**EXERCISE OBJECTIVE**
Skip every picture and transcribe the remaining material exactly.

=====

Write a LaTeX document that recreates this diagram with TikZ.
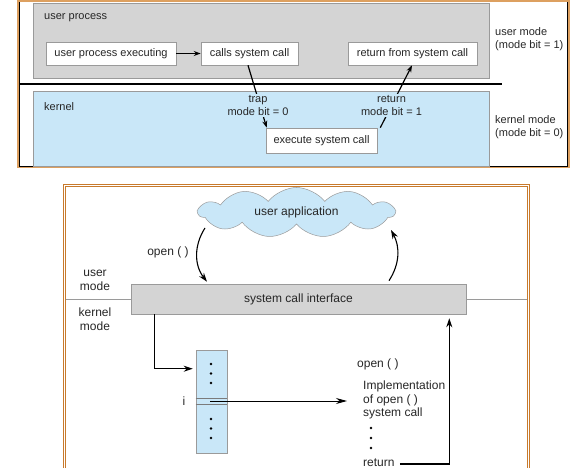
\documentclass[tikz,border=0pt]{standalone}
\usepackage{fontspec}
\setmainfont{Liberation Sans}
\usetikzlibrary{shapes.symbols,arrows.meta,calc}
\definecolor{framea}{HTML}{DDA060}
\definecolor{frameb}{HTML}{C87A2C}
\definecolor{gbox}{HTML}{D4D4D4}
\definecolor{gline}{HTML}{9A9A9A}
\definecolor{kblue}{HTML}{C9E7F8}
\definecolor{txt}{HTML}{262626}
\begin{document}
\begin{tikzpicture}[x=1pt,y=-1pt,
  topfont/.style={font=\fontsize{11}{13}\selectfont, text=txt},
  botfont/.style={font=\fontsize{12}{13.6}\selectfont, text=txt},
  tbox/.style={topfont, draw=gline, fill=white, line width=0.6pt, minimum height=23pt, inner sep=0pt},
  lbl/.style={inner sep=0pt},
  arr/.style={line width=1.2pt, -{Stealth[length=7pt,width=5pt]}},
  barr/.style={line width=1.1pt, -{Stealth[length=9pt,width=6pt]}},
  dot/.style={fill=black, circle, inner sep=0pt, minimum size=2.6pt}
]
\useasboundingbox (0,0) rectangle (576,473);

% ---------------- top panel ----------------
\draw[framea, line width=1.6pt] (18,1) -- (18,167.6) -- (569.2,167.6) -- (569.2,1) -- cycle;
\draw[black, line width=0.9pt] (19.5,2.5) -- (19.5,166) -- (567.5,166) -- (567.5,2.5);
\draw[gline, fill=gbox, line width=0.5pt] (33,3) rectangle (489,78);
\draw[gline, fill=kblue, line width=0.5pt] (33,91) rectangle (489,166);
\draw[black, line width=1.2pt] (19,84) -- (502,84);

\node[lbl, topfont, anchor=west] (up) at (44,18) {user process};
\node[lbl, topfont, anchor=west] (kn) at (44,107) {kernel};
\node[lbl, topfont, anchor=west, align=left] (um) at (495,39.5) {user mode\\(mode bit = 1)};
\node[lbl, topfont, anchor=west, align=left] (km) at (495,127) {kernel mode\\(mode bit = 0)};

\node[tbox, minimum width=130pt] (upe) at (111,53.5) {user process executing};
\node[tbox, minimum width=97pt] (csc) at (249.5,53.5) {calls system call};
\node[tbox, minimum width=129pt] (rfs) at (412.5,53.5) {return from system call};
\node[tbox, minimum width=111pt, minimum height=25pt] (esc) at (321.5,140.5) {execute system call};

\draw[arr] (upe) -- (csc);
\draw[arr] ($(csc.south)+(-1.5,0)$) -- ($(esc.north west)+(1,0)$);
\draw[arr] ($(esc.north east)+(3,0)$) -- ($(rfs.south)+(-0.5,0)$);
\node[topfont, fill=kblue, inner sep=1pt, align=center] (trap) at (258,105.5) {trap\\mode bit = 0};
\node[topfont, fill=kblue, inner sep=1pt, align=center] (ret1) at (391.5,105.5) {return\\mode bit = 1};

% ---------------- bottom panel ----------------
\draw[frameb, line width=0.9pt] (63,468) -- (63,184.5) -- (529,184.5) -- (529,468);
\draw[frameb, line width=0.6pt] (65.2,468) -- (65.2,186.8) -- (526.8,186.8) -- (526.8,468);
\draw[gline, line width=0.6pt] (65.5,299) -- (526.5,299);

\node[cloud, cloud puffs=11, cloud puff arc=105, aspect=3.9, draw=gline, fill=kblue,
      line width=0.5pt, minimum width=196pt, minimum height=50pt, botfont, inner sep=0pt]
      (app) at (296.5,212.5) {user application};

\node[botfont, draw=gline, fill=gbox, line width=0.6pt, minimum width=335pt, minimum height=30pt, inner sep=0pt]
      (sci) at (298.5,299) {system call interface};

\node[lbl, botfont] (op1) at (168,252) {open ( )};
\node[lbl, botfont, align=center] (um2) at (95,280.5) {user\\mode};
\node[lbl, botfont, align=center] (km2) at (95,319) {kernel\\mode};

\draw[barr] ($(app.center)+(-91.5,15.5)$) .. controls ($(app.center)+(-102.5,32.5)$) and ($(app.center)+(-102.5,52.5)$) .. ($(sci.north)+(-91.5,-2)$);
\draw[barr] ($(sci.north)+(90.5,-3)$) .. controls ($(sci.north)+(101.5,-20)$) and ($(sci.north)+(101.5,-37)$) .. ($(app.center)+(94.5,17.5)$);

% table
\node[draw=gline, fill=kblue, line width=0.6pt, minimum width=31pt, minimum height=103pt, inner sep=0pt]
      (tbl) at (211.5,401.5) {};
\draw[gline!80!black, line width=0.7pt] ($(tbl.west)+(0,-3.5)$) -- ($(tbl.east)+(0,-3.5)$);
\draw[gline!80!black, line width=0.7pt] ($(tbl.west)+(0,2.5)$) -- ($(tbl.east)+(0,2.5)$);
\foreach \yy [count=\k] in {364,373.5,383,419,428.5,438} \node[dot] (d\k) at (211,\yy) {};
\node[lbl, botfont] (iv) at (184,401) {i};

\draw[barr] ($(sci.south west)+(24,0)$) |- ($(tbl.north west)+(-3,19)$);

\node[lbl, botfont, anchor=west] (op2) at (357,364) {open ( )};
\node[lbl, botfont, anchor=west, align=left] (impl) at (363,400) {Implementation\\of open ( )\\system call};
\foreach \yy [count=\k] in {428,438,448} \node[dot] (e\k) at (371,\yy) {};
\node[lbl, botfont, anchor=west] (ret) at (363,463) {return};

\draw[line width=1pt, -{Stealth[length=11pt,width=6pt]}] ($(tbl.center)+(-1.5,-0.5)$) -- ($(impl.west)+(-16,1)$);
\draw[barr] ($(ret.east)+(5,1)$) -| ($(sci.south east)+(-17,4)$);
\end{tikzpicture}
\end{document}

=====

**RESPONSE TO THE TASK**
Write a LaTeX document that recreates this diagram with TikZ.
\documentclass[tikz,border=0pt]{standalone}
\usepackage{fontspec}
\setmainfont{Liberation Sans}
\usetikzlibrary{shapes.symbols,arrows.meta,calc}
\definecolor{framea}{HTML}{DDA060}
\definecolor{frameb}{HTML}{C87A2C}
\definecolor{gbox}{HTML}{D4D4D4}
\definecolor{gline}{HTML}{9A9A9A}
\definecolor{kblue}{HTML}{C9E7F8}
\definecolor{txt}{HTML}{262626}
\begin{document}
\begin{tikzpicture}[x=1pt,y=-1pt,
  topfont/.style={font=\fontsize{11}{13}\selectfont, text=txt},
  botfont/.style={font=\fontsize{12}{13.6}\selectfont, text=txt},
  tbox/.style={topfont, draw=gline, fill=white, line width=0.6pt, minimum height=23pt, inner sep=0pt},
  lbl/.style={inner sep=0pt},
  arr/.style={line width=1.2pt, -{Stealth[length=7pt,width=5pt]}},
  barr/.style={line width=1.1pt, -{Stealth[length=9pt,width=6pt]}},
  dot/.style={fill=black, circle, inner sep=0pt, minimum size=2.6pt}
]
\useasboundingbox (0,0) rectangle (576,473);

% ---------------- top panel ----------------
\draw[framea, line width=1.6pt] (18,1) -- (18,167.6) -- (569.2,167.6) -- (569.2,1) -- cycle;
\draw[black, line width=0.9pt] (19.5,2.5) -- (19.5,166) -- (567.5,166) -- (567.5,2.5);
\draw[gline, fill=gbox, line width=0.5pt] (33,3) rectangle (489,78);
\draw[gline, fill=kblue, line width=0.5pt] (33,91) rectangle (489,166);
\draw[black, line width=1.2pt] (19,84) -- (502,84);

\node[lbl, topfont, anchor=west] (up) at (44,18) {user process};
\node[lbl, topfont, anchor=west] (kn) at (44,107) {kernel};
\node[lbl, topfont, anchor=west, align=left] (um) at (495,39.5) {user mode\\(mode bit = 1)};
\node[lbl, topfont, anchor=west, align=left] (km) at (495,127) {kernel mode\\(mode bit = 0)};

\node[tbox, minimum width=130pt] (upe) at (111,53.5) {user process executing};
\node[tbox, minimum width=97pt] (csc) at (249.5,53.5) {calls system call};
\node[tbox, minimum width=129pt] (rfs) at (412.5,53.5) {return from system call};
\node[tbox, minimum width=111pt, minimum height=25pt] (esc) at (321.5,140.5) {execute system call};

\draw[arr] (upe) -- (csc);
\draw[arr] ($(csc.south)+(-1.5,0)$) -- ($(esc.north west)+(1,0)$);
\draw[arr] ($(esc.north east)+(3,0)$) -- ($(rfs.south)+(-0.5,0)$);
\node[topfont, fill=kblue, inner sep=1pt, align=center] (trap) at (258,105.5) {trap\\mode bit = 0};
\node[topfont, fill=kblue, inner sep=1pt, align=center] (ret1) at (391.5,105.5) {return\\mode bit = 1};

% ---------------- bottom panel ----------------
\draw[frameb, line width=0.9pt] (63,468) -- (63,184.5) -- (529,184.5) -- (529,468);
\draw[frameb, line width=0.6pt] (65.2,468) -- (65.2,186.8) -- (526.8,186.8) -- (526.8,468);
\draw[gline, line width=0.6pt] (65.5,299) -- (526.5,299);

\node[cloud, cloud puffs=11, cloud puff arc=105, aspect=3.9, draw=gline, fill=kblue,
      line width=0.5pt, minimum width=196pt, minimum height=50pt, botfont, inner sep=0pt]
      (app) at (296.5,212.5) {user application};

\node[botfont, draw=gline, fill=gbox, line width=0.6pt, minimum width=335pt, minimum height=30pt, inner sep=0pt]
      (sci) at (298.5,299) {system call interface};

\node[lbl, botfont] (op1) at (168,252) {open ( )};
\node[lbl, botfont, align=center] (um2) at (95,280.5) {user\\mode};
\node[lbl, botfont, align=center] (km2) at (95,319) {kernel\\mode};

\draw[barr] ($(app.center)+(-91.5,15.5)$) .. controls ($(app.center)+(-102.5,32.5)$) and ($(app.center)+(-102.5,52.5)$) .. ($(sci.north)+(-91.5,-2)$);
\draw[barr] ($(sci.north)+(90.5,-3)$) .. controls ($(sci.north)+(101.5,-20)$) and ($(sci.north)+(101.5,-37)$) .. ($(app.center)+(94.5,17.5)$);

% table
\node[draw=gline, fill=kblue, line width=0.6pt, minimum width=31pt, minimum height=103pt, inner sep=0pt]
      (tbl) at (211.5,401.5) {};
\draw[gline!80!black, line width=0.7pt] ($(tbl.west)+(0,-3.5)$) -- ($(tbl.east)+(0,-3.5)$);
\draw[gline!80!black, line width=0.7pt] ($(tbl.west)+(0,2.5)$) -- ($(tbl.east)+(0,2.5)$);
\foreach \yy [count=\k] in {364,373.5,383,419,428.5,438} \node[dot] (d\k) at (211,\yy) {};
\node[lbl, botfont] (iv) at (184,401) {i};

\draw[barr] ($(sci.south west)+(24,0)$) |- ($(tbl.north west)+(-3,19)$);

\node[lbl, botfont, anchor=west] (op2) at (357,364) {open ( )};
\node[lbl, botfont, anchor=west, align=left] (impl) at (363,400) {Implementation\\of open ( )\\system call};
\foreach \yy [count=\k] in {428,438,448} \node[dot] (e\k) at (371,\yy) {};
\node[lbl, botfont, anchor=west] (ret) at (363,463) {return};

\draw[line width=1pt, -{Stealth[length=11pt,width=6pt]}] ($(tbl.center)+(-1.5,-0.5)$) -- ($(impl.west)+(-16,1)$);
\draw[barr] ($(ret.east)+(5,1)$) -| ($(sci.south east)+(-17,4)$);
\end{tikzpicture}
\end{document}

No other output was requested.